The lawsuit seeks judgement a) ordering the defendants to reinstate Rasiewicz with full back pay and benefits, b) compensatory damages, c) punitive damages, d) damages including personal hardship, economic loss, physical and emotional stress, severe emotional trauma and anxiety caused by the uncertainty of this employment controversy, family and social disruption and other personal injuries, e) costs and attorney's fees, f) an order declaring that the defendants have violated of the New Jersey Conscientious Employee Protection Act and the New Jersey Law Against Discrimination, and requiring them to take appropriate corrective action to end discrimination in the work place, and g) for any other relief as the Court may deem equitable and just.

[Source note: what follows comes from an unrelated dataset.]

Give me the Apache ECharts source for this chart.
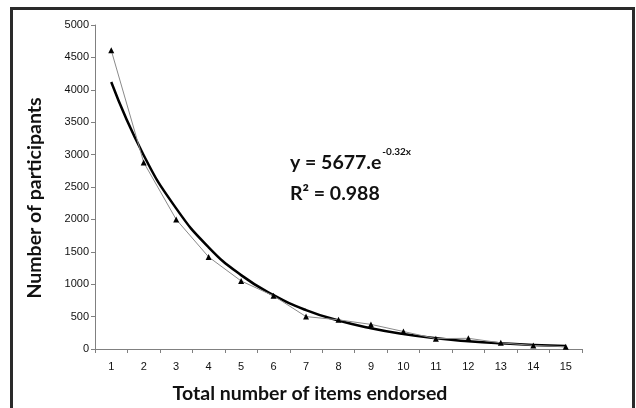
<!DOCTYPE html>
<html>
<head>
<meta charset="utf-8">
<script src="https://cdn.jsdelivr.net/npm/echarts@6/dist/echarts.min.js"></script>
<style>
    html, body { margin: 0; padding: 0; background: #fff; }
    #chart { width: 636px; height: 408px; }
</style>
</head>
<body>
<div id="chart"></div>
<script>
/*数据*/
var categories = ['1', '2', '3', '4', '5', '6', '7', '8', '9', '10', '11', '12', '13', '14', '15'];
var participants = [4610, 2880, 2000, 1420, 1050, 820, 500, 450, 380, 270, 160, 165, 95, 55, 35];
// 趋势线
var trendValues = [4120, 2990, 2170, 1570, 1140, 830, 600, 440, 320, 230, 165, 120, 87, 63, 46];
var yTicks = [0, 500, 1000, 1500, 2000, 2500, 3000, 3500, 4000, 4500, 5000];

var labelFont = 'Liberation Sans';
var titleFont = 'Lato';

function drawChart(el) {
    var _thisChart = echarts.init(document.getElementById(el));
    _thisChart.setOption({
        animation: false,
        grid: { left: 95, right: 54, top: 25, bottom: 59 },
        graphic: [
            {
                type: 'rect',
                shape: { x: 11.5, y: 8.5, width: 622, height: 420 },
                style: { fill: 'none', stroke: '#2a2a2a', lineWidth: 3 },
                z: 100
            },
            /*y轴标题*/
            {
                type: 'text',
                x: 35, y: 198,
                rotation: Math.PI / 2,
                style: {
                    text: 'Number of participants',
                    fontFamily: titleFont, fontWeight: 'bold', fontSize: 19.5, fill: '#111',
                    textAlign: 'center', textVerticalAlign: 'middle'
                }
            },
            /*x轴标题*/
            {
                type: 'text',
                x: 310, y: 394,
                style: {
                    text: 'Total number of items endorsed',
                    fontFamily: titleFont, fontWeight: 'bold', fontSize: 19.5, fill: '#111',
                    textAlign: 'center', textVerticalAlign: 'middle'
                }
            },
            /*公式*/
            {
                type: 'text',
                left: 290, top: 147,
                style: {
                    text: '{a|y = 5677.e}{s|-0.32x}\n{a|R² = 0.988}',
                    rich: {
                        a: { fontFamily: titleFont, fontWeight: 'bold', fontSize: 19.5, fill: '#111', lineHeight: 31 },
                        s: { fontFamily: titleFont, fontWeight: 'bold', fontSize: 10, fill: '#111', verticalAlign: 'top', padding: [0, 0, 14, 1] }
                    }
                }
            }
        ],
        xAxis: {
            type: 'category',
            data: categories,
            boundaryGap: true,
            axisLine: { lineStyle: { color: '#808080', width: 1 } },
            axisTick: { show: true, length: 4, lineStyle: { color: '#808080' } },
            axisLabel: { fontFamily: labelFont, fontSize: 11, color: '#111', margin: 12 }
        },
        yAxis: {
            type: 'value',
            min: yTicks[0],
            max: yTicks[yTicks.length - 1],
            interval: 500,
            splitLine: { show: false },
            axisLine: { show: true, lineStyle: { color: '#808080', width: 1 } },
            axisTick: { show: true, length: 4, lineStyle: { color: '#808080' } },
            axisLabel: {
                fontFamily: labelFont, fontSize: 11, color: '#111', margin: 6,
                formatter: function (v) { return String(v); }
            }
        },
        series: [
            {
                name: 'data',
                type: 'line',
                data: participants,
                symbol: 'triangle',
                symbolSize: 6,
                lineStyle: { color: '#8a8a8a', width: 1 },
                itemStyle: { color: '#000' },
                z: 3
            },
            {
                name: 'trend',
                type: 'line',
                data: trendValues,
                smooth: true,
                showSymbol: false,
                lineStyle: { color: '#000', width: 2.5 },
                z: 2
            }
        ]
    });
}
drawChart('chart');
</script>
</body>
</html>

On July 12, 2021, Ocean County Superior Court Judge James Den Uyl denied the Township's motion to dismiss, which was based on that the Plaintiff failed to state a claim upon which relief may be granted (Judge Uyl pointed out that the lawsuit clearly states a claim that "plaintiff as the Union President engaged in various union activities and specifically "opposed various employment
practices on the part of the defendants including but not limited to opposing policies created by the defendants that the plaintiff believed in good faith were unlawful and/or a violation of law, public policy or ordinances of the Township of Jackson. " Plaintiff further states that as a direct result of engaging in "good faith opposition to unlawful
employment activities on the part of the Township," he was retaliated against. This retaliation included ultimately the plaintiff’s termination on May 1, 2020. Judge Uyl also dismissed the Township's arguments that the Plaintiff failed to exhaust administrative remedies, saying that was not required for a CEPA allegation; and that the claims are time barred, as they were timely filed with one year of the termination of employment.

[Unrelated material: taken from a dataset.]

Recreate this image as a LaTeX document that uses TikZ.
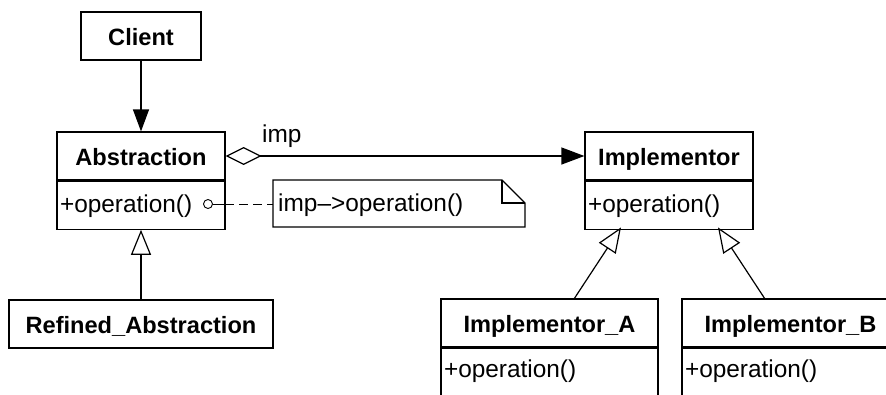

Since the time of the denial of the motion to dismiss, the litigation has continued with mediation sessions.

Additionally, on numerous occasions, the Plaintiff's attorney has attempted to schedule a deposition of Mayor Reina.

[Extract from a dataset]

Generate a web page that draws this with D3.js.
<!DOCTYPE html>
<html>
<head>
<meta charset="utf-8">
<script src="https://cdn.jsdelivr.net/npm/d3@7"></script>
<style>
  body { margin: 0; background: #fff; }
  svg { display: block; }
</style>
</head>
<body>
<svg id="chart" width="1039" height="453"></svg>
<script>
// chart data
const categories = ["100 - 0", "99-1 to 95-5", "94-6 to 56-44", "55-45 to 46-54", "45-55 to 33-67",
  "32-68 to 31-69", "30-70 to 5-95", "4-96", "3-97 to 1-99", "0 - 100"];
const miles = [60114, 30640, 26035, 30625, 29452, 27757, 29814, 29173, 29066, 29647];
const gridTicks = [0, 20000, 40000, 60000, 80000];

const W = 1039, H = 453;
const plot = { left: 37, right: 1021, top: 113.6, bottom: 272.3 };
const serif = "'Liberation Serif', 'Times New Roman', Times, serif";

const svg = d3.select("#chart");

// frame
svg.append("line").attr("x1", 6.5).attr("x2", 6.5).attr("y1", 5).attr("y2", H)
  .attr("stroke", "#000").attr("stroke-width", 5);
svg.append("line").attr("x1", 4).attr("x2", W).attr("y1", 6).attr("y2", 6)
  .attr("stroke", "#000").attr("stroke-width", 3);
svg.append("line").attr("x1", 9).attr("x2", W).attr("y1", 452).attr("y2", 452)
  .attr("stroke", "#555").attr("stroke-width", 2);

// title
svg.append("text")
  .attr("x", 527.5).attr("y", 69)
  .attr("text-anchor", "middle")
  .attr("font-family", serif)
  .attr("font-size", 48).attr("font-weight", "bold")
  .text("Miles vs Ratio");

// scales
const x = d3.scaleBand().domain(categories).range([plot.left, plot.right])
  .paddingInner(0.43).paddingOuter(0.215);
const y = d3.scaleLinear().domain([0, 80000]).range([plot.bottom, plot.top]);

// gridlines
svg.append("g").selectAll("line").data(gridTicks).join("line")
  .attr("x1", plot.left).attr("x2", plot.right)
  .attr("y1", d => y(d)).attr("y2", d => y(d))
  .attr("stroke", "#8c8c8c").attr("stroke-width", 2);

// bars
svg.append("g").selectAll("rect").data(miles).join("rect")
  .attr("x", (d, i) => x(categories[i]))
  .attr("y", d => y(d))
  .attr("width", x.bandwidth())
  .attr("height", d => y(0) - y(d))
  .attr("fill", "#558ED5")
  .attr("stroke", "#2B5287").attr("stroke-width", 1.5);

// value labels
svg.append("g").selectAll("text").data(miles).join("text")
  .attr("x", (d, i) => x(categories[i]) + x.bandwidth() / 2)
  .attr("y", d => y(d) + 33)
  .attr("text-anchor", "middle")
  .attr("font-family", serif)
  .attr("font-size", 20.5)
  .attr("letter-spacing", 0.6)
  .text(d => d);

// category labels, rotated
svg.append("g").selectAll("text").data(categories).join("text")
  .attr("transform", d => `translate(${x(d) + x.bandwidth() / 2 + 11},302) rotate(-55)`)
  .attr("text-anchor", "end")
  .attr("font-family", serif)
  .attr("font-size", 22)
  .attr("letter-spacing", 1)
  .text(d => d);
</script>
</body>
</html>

However, to date, Reina has dodged all such attempts. As such, as previously reported here on FAA News, the Plaintiff's attorney has filed a Motion to Compel Deposition.

"We are filing this motion due to the difficulty in scheduling the deposition of Mayor Reina. The deposition was originally scheduled for November 14, 2022, May 18, June 1, and June 19, 2023. Each time, the deposition was adjourned by Reina. It is imperative to have the opportunity to question Reina under oath. There are questions with respect to this case that only Reina can answer. The continued delay in his deposition is preventing the Plaintiff from completing discovery, including the opportunity to request any follow up documents that may be  discovered during the course of Reina's deposition. It is for these reasons that it is critical to schedule and complete this deposition as soon as possible," Mr. Cahn wrote.

The motion sought for an order that the deposition of Reina shall go forward on July 13.

Township Attorney Kevin B. Riordan Esq. filed Opposition to the motion, noting that the delay in scheduling a deposition was due to the fact that Mayor Reina's father recently passed away.

"Once the Mayor returns from bereavement leave, we will be able to reschedule his deposition. Our office has very limited availability in July to complete depositions in this matter as older cases are being given priority. August will be limited as well due to vacation schedules. As such, it is respectfully requested that the discovery in this matter be extended to the end of 2023 to allow for the orderly preparation of this, together with the older matters we are handling. For all of the foregoing reasons, it is respectfully requested that Plaintiff’s Motion be denied," Mr. Riordan wrote.

Judge Den Uyl was not persuaded by the Township's opposition, and granted the motion, ordering that the deposition dates for all party and fact witnesses shall be agreed upon by counsel within 10 days and all depositions completed by September 15, 2023.